1. What is epilepsy, and what are the symptoms in dogs?


Epilepsy is a neurological disorder that causes dogs to experience seizures. Seizures can vary in intensity and duration and may cause a dog to lose consciousness, fall to the ground, convulse, or exhibit other abnormal behaviour.


What is the difference between idiopathic epilepsy and structural epilepsy?


Two types of epilepsy can affect dogs: idiopathic epilepsy and structural epilepsy. Idiopathic epilepsy is the most common type of epilepsy in dogs and is thought to be caused by a combination of genetic and environmental factors. Structural epilepsy is caused by brain or nervous system damage, often due to trauma, infection, or a tumour.



2. How is epilepsy treated in dogs

Epilepsy is not curable but can be managed with medication and other treatments. The goal of treatment is to minimize the number and severity of seizures a dog experiences. Commonly used drugs for treating epilepsy in dogs include phenobarbital, potassium bromide, and levetiracetam. Some dogs may also benefit from surgery or other forms of therapy.


Identifying and reducing trigger factors can also be an essential part of treatment. For example, certain things, such as stress and excitement, can often trigger seizures in dogs with epilepsy. Try to identify any potential trigger factors and avoid them if possible.

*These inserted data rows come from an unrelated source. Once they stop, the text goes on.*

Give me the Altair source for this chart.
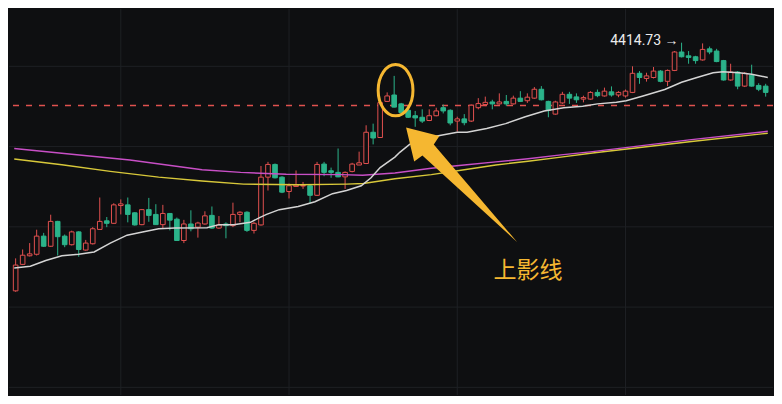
import altair as alt
import pandas as pd

# ---------------- data ----------------
opens = [4155, 4182.7, 4191.7, 4193.3, 4212.3, 4201.7, 4227.7, 4212.3, 4203.3, 4216.7,
         4197.7, 4204.3, 4219.3, 4228.3, 4225.7, 4244.3, 4245, 4236.7, 4224.3, 4240,
         4235, 4224.3, 4236, 4230, 4207.7, 4225, 4221.7, 4225, 4234, 4220.7,
         4225, 4223.3, 4235, 4237.3, 4218.3, 4224, 4274, 4287.3, 4274, 4259,
         4264.3, 4264.7, 4265, 4255, 4287.7, 4280.7, 4279, 4274.3, 4280, 4286.7,
         4288.3, 4321, 4315.5, 4353.3, 4360, 4350.7, 4344, 4338.3, 4336.7, 4333.3,
         4338.3, 4346.7, 4344, 4332.7, 4335, 4332.7, 4346.7, 4350, 4352.7, 4350.7,
         4353.3, 4350.7, 4356.7, 4354, 4356.7, 4366, 4353.3, 4340, 4351.7, 4360.7,
         4358, 4355.7, 4355.7, 4362.7, 4359, 4363.3, 4360, 4359, 4362.7, 4382.7,
         4377.3, 4378.3, 4385, 4374.3, 4385.7, 4405, 4401, 4400, 4396.7, 4408.3,
         4406, 4396, 4375.7, 4384, 4369.3, 4380.7, 4370, 4369.3]
highs = [4189, 4198.3, 4205, 4219, 4215.7, 4234.7, 4228.3, 4214, 4218, 4217.5,
         4208.3, 4221.7, 4252.7, 4232.3, 4246.7, 4250.7, 4252.7, 4237.3, 4240.7, 4252.3,
         4245.7, 4245, 4236.5, 4231.7, 4229.3, 4239.3, 4227.3, 4238.3, 4243.3, 4233.3,
         4226.7, 4247.3, 4238.3, 4238.3, 4227.3, 4285.7, 4290, 4288.3, 4275, 4267.3,
         4281, 4269, 4266, 4290, 4290, 4284, 4304, 4280, 4289, 4300.7,
         4328.3, 4330, 4354, 4362.7, 4380, 4351.7, 4345, 4343.3, 4345, 4345,
         4346.7, 4350, 4345, 4337.3, 4340, 4350, 4356.7, 4358.3, 4355, 4361.7,
         4360, 4359.3, 4364, 4361.7, 4368.3, 4369.3, 4354, 4354, 4363.3, 4363.3,
         4361.7, 4359.3, 4364, 4365.7, 4367.7, 4369, 4364, 4365.7, 4390, 4385,
         4383.3, 4389.3, 4386, 4386.7, 4406, 4414.73, 4406, 4401, 4414, 4410.7,
         4408.3, 4396.7, 4392.7, 4385, 4384, 4391.7, 4372.3, 4371.7]
lows = [4154, 4182, 4191, 4192, 4201, 4201, 4192, 4200.7, 4202.5, 4190.7,
        4197, 4203.5, 4219, 4221.7, 4225.3, 4235, 4226.7, 4223.3, 4223.7, 4227.3,
        4224, 4220, 4218.3, 4207.3, 4205, 4217.3, 4210.7, 4224.3, 4220, 4220,
        4210, 4221.7, 4226.7, 4216.7, 4215, 4223.3, 4260, 4272.7, 4257.3, 4251.7,
        4264, 4261.7, 4246.7, 4254.3, 4275, 4273.3, 4274, 4261.7, 4279, 4286.7,
        4287.7, 4308.3, 4315, 4352.7, 4347, 4338.3, 4336, 4326.7, 4330.7, 4332.7,
        4337.7, 4340.7, 4328.3, 4321.7, 4328.3, 4331.7, 4345, 4348.3, 4345, 4350,
        4348.3, 4350, 4352.7, 4351.7, 4356, 4354.3, 4336.7, 4339.3, 4350.7, 4350.7,
        4351.7, 4352.3, 4355, 4357.7, 4358.3, 4358.3, 4357.7, 4357.3, 4362, 4371.7,
        4374, 4377.3, 4373.3, 4369.3, 4385, 4399.3, 4392.7, 4392.7, 4396, 4402.7,
        4394.3, 4375, 4375, 4366, 4368.3, 4368.7, 4364, 4358.3]
closes = [4182, 4192.3, 4193.7, 4212.3, 4201.7, 4227.7, 4211.7, 4203.3, 4216.7, 4198.3,
          4205, 4220, 4227.7, 4225.7, 4245, 4246, 4235, 4224, 4240, 4234,
          4224.3, 4236, 4229, 4207.7, 4225, 4220, 4226, 4233.5, 4220.7, 4224,
          4223.3, 4235, 4237.3, 4218.3, 4225.7, 4274, 4287.3, 4273.3, 4258.3, 4265,
          4265.7, 4265.3, 4255, 4287.3, 4279, 4279, 4274.3, 4279, 4287.7, 4289,
          4321, 4315, 4352, 4359, 4347.3, 4341.7, 4336.7, 4336, 4332.7, 4338.3,
          4343.3, 4343.3, 4330.7, 4335, 4331, 4349.3, 4351, 4352.3, 4350.7, 4352.7,
          4350.7, 4356.7, 4353.3, 4357.7, 4366, 4355, 4344, 4352.7, 4360.7, 4356.7,
          4355, 4357.3, 4362.7, 4359.3, 4364, 4360, 4362.7, 4364, 4382.7, 4378.3,
          4380, 4385, 4374.3, 4385.7, 4405, 4400, 4399.3, 4396, 4407.7, 4405,
          4395, 4375.7, 4384, 4369.3, 4382.7, 4369.3, 4366, 4362.7]

# moving averages (sampled along the bar index)
ma_w_x = [-0.2, 2.1, 4.3, 6.6, 9.0, 11.2, 13.5, 15.9, 18.1, 20.4, 22.7, 27.3, 29.0, 31.1,
          33.5, 34.8, 35.8, 37.6, 40.3, 42.7, 45.2, 47.2, 49.3, 50.7, 52.0, 54.1, 54.8,
          56.2, 57.5, 60.3, 63.0, 64.4, 67.2, 69.9, 72.7, 75.4, 78.2, 80.9, 83.0, 85.7,
          87.1, 89.5, 92.6, 95.0, 97.2, 99.5, 100.9, 103.2, 105.0, 107.3]
ma_w_y = [4179, 4180.7, 4186.7, 4191.7, 4193.3, 4195.7, 4205, 4213.3, 4216.7, 4220, 4220.7,
          4221, 4224.3, 4224.3, 4226.7, 4231.7, 4235, 4240, 4243.3, 4248.3, 4256.7, 4260,
          4265, 4273.3, 4284, 4295, 4300, 4308.3, 4313.3, 4317.3, 4321, 4321, 4325, 4330,
          4337.3, 4343.3, 4346.7, 4348.3, 4350.7, 4352.3, 4354, 4359, 4365.7, 4373.3,
          4378.3, 4383.3, 4384.3, 4383.3, 4381.7, 4378.3]
ma_m_x = [-0.2, 8.0, 16.3, 26.6, 32.1, 38.6, 46.5, 49.5, 54.1, 59.3, 64.0, 68.5, 73.1,
          77.8, 82.3, 96.1, 107.3]
ma_m_y = [4304, 4298, 4292, 4281.7, 4279, 4277, 4276.7, 4276, 4278.3, 4283.3, 4286.7,
          4290, 4293.3, 4297.3, 4300.7, 4313, 4322]
ma_y_x = [-0.2, 6.6, 13.5, 20.4, 26.6, 32.5, 40.3, 47.2, 49.6, 54.1, 59.3, 64.0, 68.5,
          73.1, 77.8, 82.3, 96.1, 107.3]
ma_y_y = [4293, 4287, 4280, 4274, 4270, 4266.7, 4266, 4266.7, 4267.3, 4272.3, 4276.7,
          4281.7, 4286.7, 4290.7, 4295, 4299.3, 4311, 4320]

ref_level = 4349
grid_prices = [4390, 4306, 4222, 4138, 4054]
grid_bars = [15, 39, 63, 87]
note_text = "上影线"
note_bar, note_price = 73.1, 4176
circle_bar, circle_price = 54.2, 4365
arrow_bar, arrow_price = 55.7, 4326

# ---------------- styles ----------------
BG = "#0e0f11"
UP = "#e0504f"
DOWN = "#2bb38a"
ORANGE = "#f5b731"
W, H = 766, 388

bars = pd.DataFrame({"i": range(len(opens)), "open": opens, "high": highs,
                     "low": lows, "close": closes})
bars["dir"] = ["up" if c >= o else "down" for o, c in zip(opens, closes)]

xs = alt.Scale(domain=[-0.234, 107.33], nice=False, zero=False)
ys = alt.Scale(domain=[4046, 4450], nice=False, zero=False)
X = lambda f: alt.X(f, type="quantitative", scale=xs, axis=None)
Y = lambda f: alt.Y(f, type="quantitative", scale=ys, axis=None)

hgrid = alt.Chart(pd.DataFrame({"p": grid_prices})).mark_rule(
    color="#1e2024", strokeWidth=1).encode(y=Y("p"))
vgrid = alt.Chart(pd.DataFrame({"b": grid_bars})).mark_rule(
    color="#1e2024", strokeWidth=1).encode(x=X("b"))
dashed = alt.Chart(pd.DataFrame({"p": [ref_level]})).mark_rule(
    stroke="#e0524f", strokeWidth=1.3, strokeDash=[6, 7], opacity=1).encode(y=Y("p"))

wicks = alt.Chart(bars).mark_rule(strokeWidth=1).encode(
    x=X("i"), y=Y("low"), y2="high",
    color=alt.Color("dir:N", scale=alt.Scale(domain=["up", "down"], range=[UP, DOWN]), legend=None))
bodies = alt.Chart(bars).mark_bar(size=4.6, strokeWidth=1).encode(
    x=X("i"), y=Y("open"), y2="close",
    fill=alt.Fill("dir:N", scale=alt.Scale(domain=["up", "down"], range=[BG, DOWN]), legend=None),
    stroke=alt.Stroke("dir:N", scale=alt.Scale(domain=["up", "down"], range=[UP, DOWN]), legend=None))

def ma(xv, yv, col, w):
    return alt.Chart(pd.DataFrame({"x": xv, "y": yv})).mark_line(
        color=col, strokeWidth=w).encode(x=X("x"), y=Y("y"))

ma_white = ma(ma_w_x, ma_w_y, "#d4d4d4", 1.5)
ma_mag = ma(ma_m_x, ma_m_y, "#c84fc6", 1.4)
ma_yel = ma(ma_y_x, ma_y_y, "#d8c83a", 1.4)

hi_i = int(bars["high"].idxmax())
hi_df = pd.DataFrame({"i": [hi_i], "p": [bars["high"].max()],
                      "t": [f"{bars['high'].max():.2f} →"]})
hi_label = alt.Chart(hi_df).mark_text(
    align="right", baseline="middle", dx=-3, dy=-2, fontSize=14,
    font="Roboto", color="#ececec").encode(x=X("i"), y=Y("p"), text="t:N")

ellipse = alt.Chart(pd.DataFrame({"b": [circle_bar], "p": [circle_price]})).mark_point(
    shape="M -0.58 0 A 0.58 0.855 0 1 0 0.58 0 A 0.58 0.855 0 1 0 -0.58 0 Z",
    size=3600, filled=False, stroke=ORANGE, strokeWidth=3, opacity=1).encode(
    x=X("b"), y=Y("p"))

arrow = alt.Chart(pd.DataFrame({"b": [arrow_bar], "p": [arrow_price]})).mark_point(
    shape="M 0 0 L 0.333 0.084 L 0.277 0.170 L 1.110 1.145 L 0.163 0.281 L 0.081 0.339 Z",
    size=40000, filled=True, fill=ORANGE, strokeWidth=0, opacity=1).encode(
    x=X("b"), y=Y("p"))

note = alt.Chart(pd.DataFrame({"b": [note_bar], "p": [note_price], "t": [note_text]})).mark_text(
    align="center", baseline="middle", fontSize=23, font="Noto Sans CJK SC",
    color=ORANGE).encode(x=X("b"), y=Y("p"), text="t:N")

chart = alt.layer(hgrid, vgrid, dashed, wicks, bodies, ma_yel, ma_mag, ma_white,
                  hi_label, ellipse, arrow, note).properties(
    width=W, height=H, background=BG, padding=0,
    autosize=alt.AutoSizeParams(type="fit", contains="padding")
).configure_view(stroke=None)

chart.save("out.html", embed_options={"renderer": "svg", "actions": False})
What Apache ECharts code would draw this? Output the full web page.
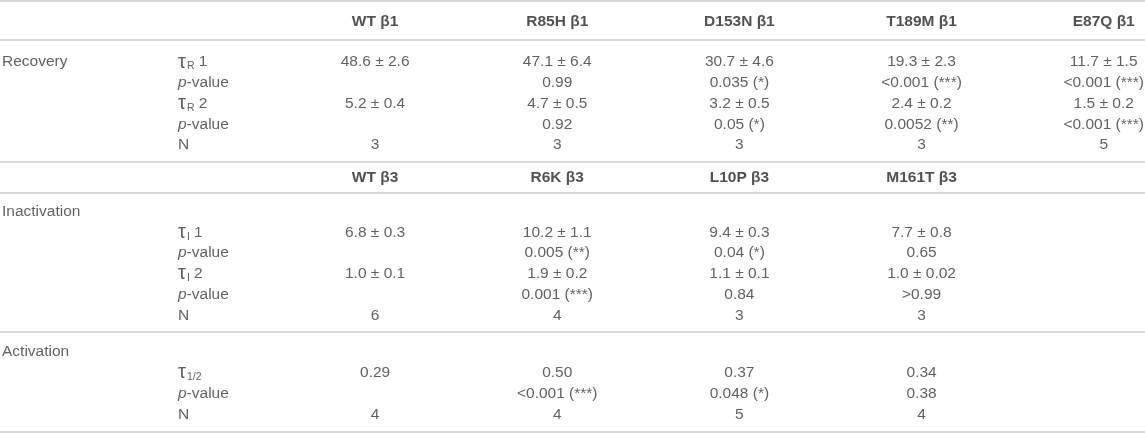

3. The importance of compliance with medication for treating epilepsy in dogs

Medication compliance is one of the biggest problems in the veterinary industry and for people with diseases such as idiopathic epilepsy. Poor medication compliance was one of the leading causes of treatment failure and breakthrough seizures in human patients.


A 2021 study found that only around 80% of owners with dogs with idiopathic epilepsy were non-compliant with following their dog's prescribed medication routine (Booth et al., 2021). Interestingly, owners with patients on multiple medications had a higher compliance rate than those on a single therapy (Booth et al., 2021).


The true impact of medication compliance is still somewhat unknown. However, it likely represents an important issue in idiopathic epilepsy management.


4. Tips for ensuring compliance with medication in dogs with epilepsy

There are a few things you can do to help ensure compliance with your dog's epilepsy medication:

- Work with your veterinarian to find your dog's proper medication and dose.

- Set an alarm on your phone or computer to remind you when to give the medication.

- Give the medication at the same time each day to make it part of your daily routine.

- Put the medication in a place where you will see it daily to remind you to give it.

- Use a pill minder or other reminder system to help you remember to give the medication.

- Make sure you understand how to give the medication.